- Your task: Do not repeat pictures. Repeat exactly the lines of the listing below from its first line through the line with "const gridLineCount = 23;".

- Collected material:
━━━
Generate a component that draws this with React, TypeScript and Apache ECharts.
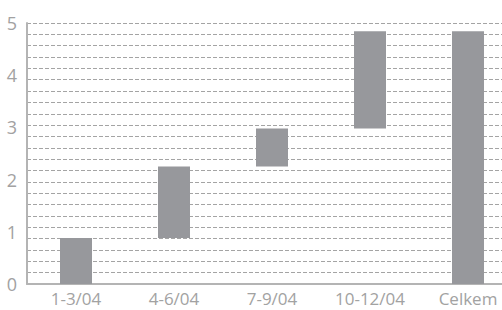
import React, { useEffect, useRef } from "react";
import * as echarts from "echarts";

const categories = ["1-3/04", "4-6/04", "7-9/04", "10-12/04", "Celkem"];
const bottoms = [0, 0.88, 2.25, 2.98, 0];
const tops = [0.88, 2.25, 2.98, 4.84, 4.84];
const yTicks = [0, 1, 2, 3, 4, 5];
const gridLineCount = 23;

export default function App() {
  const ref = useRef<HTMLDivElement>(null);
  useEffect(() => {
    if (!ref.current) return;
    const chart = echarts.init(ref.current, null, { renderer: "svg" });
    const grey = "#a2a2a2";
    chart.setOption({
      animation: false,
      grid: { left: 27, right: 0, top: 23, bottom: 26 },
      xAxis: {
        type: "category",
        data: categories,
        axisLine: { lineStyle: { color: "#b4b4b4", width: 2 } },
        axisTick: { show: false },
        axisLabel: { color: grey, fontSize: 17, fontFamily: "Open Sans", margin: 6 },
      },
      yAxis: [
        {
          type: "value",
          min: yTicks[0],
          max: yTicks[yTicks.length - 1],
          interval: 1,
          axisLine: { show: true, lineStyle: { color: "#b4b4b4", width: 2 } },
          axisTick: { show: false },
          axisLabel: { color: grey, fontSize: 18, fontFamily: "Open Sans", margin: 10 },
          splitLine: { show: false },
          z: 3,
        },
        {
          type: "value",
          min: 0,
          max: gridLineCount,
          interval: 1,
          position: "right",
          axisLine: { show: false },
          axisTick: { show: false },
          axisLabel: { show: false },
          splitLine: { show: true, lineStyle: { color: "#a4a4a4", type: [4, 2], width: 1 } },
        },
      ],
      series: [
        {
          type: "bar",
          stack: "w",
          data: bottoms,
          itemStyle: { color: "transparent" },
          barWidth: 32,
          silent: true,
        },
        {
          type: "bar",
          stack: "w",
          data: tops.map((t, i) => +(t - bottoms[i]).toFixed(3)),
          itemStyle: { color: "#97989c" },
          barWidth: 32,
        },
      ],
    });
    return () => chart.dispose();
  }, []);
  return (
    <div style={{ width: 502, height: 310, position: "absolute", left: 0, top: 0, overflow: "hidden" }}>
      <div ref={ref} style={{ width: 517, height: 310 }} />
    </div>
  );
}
━━━
- Output:
Generate a component that draws this with React, TypeScript and Apache ECharts.
import React, { useEffect, useRef } from "react";
import * as echarts from "echarts";

const categories = ["1-3/04", "4-6/04", "7-9/04", "10-12/04", "Celkem"];
const bottoms = [0, 0.88, 2.25, 2.98, 0];
const tops = [0.88, 2.25, 2.98, 4.84, 4.84];
const yTicks = [0, 1, 2, 3, 4, 5];
const gridLineCount = 23;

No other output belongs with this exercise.